BENGALURU (REUTERS) - Health officials in India's richest state have urged the authorities to step up preparations against a possible third wave of coronavirus infections, they said on Friday (June 18), as lockdowns eased less than a month after a surge that killed thousands.
India's second-most populous state of Maharashtra lifted many curbs this week in its cities, such as the financial capital of Mumbai, re-opening malls, movie theatres and gyms at 50 per cent capacity and freeing offices from staff attendance limits.
"We should have a clear plan, and keep our preparations ready for the next few weeks, whenever the next wave comes," Dr Rahul Pandit, a member of the state's Covid-19 task force and a director of Fortis Hospitals Mumbai, told Reuters.

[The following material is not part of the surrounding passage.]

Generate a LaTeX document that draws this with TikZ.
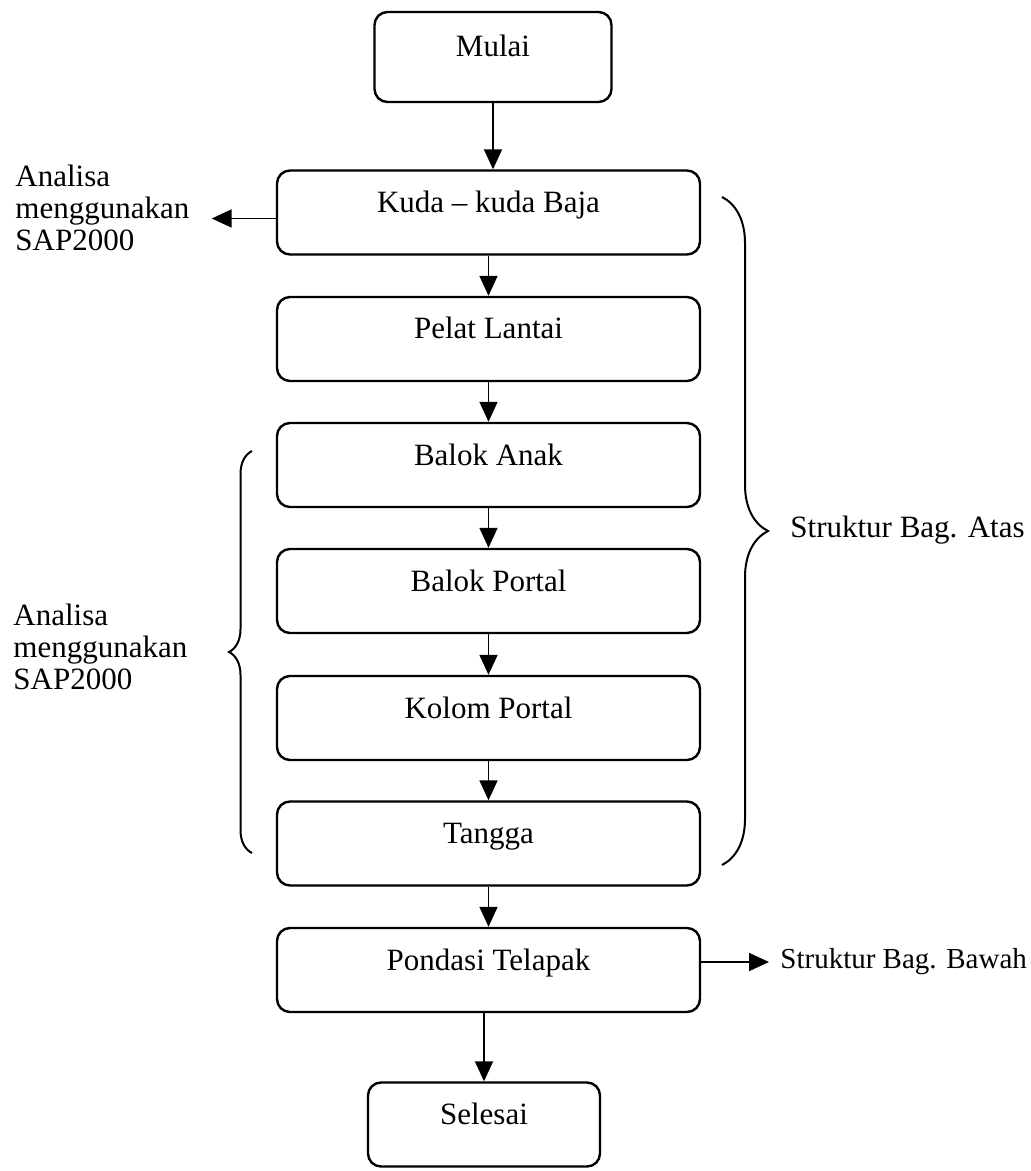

"Our efforts should be directed in delaying the wave as much as we can, and even try to prevent it."
A Reuters poll of medical experts showed that a third wave of infections is likely to hit India by October, and although it will be better controlled than the last outbreak, the pandemic will remain a public health threat for at least another year.
Maharashtra, the epicentre of India's second wave, has yet to fully emerge from it, Dr Pandit added, after having gone into lockdown in early April as the surge pushed sparse healthcare facilities to breaking point.
As media broadcast images of large crowds in markets and streets, with virtually no social distancing, India reported on Friday (June 18) 62,480 new infections over the past 24 hours, with deaths at a two-month low of 1,587.
But India, along with Brazil, is one of the countries reporting the highest seven-day daily average of deaths.
Maharashtra, with 9,830 new infections overnight, accounts for about a fifth of India's total of 29.76 million infections.
Its death toll stands at more than 116,000.
Crowds and traffic also filled streets in other cities, from the capital of New Delhi to the southern tech hub of Bengaluru, though experts cautioned that a race to resume business activities could compromise vaccination efforts.
"The government on its part has to ramp up vaccination to reach a target of 10 million jabs a day and also unleash a blitzkrieg about the advantages of vaccination to overcome vaccine hesitancy," said Dr Harsh Mahajan, president of Nathealth, a grouping of private healthcare providers.
Although India is the world's largest vaccine producer, it has managed to inoculate only a little over 5 per cent of all 950 million eligible adults.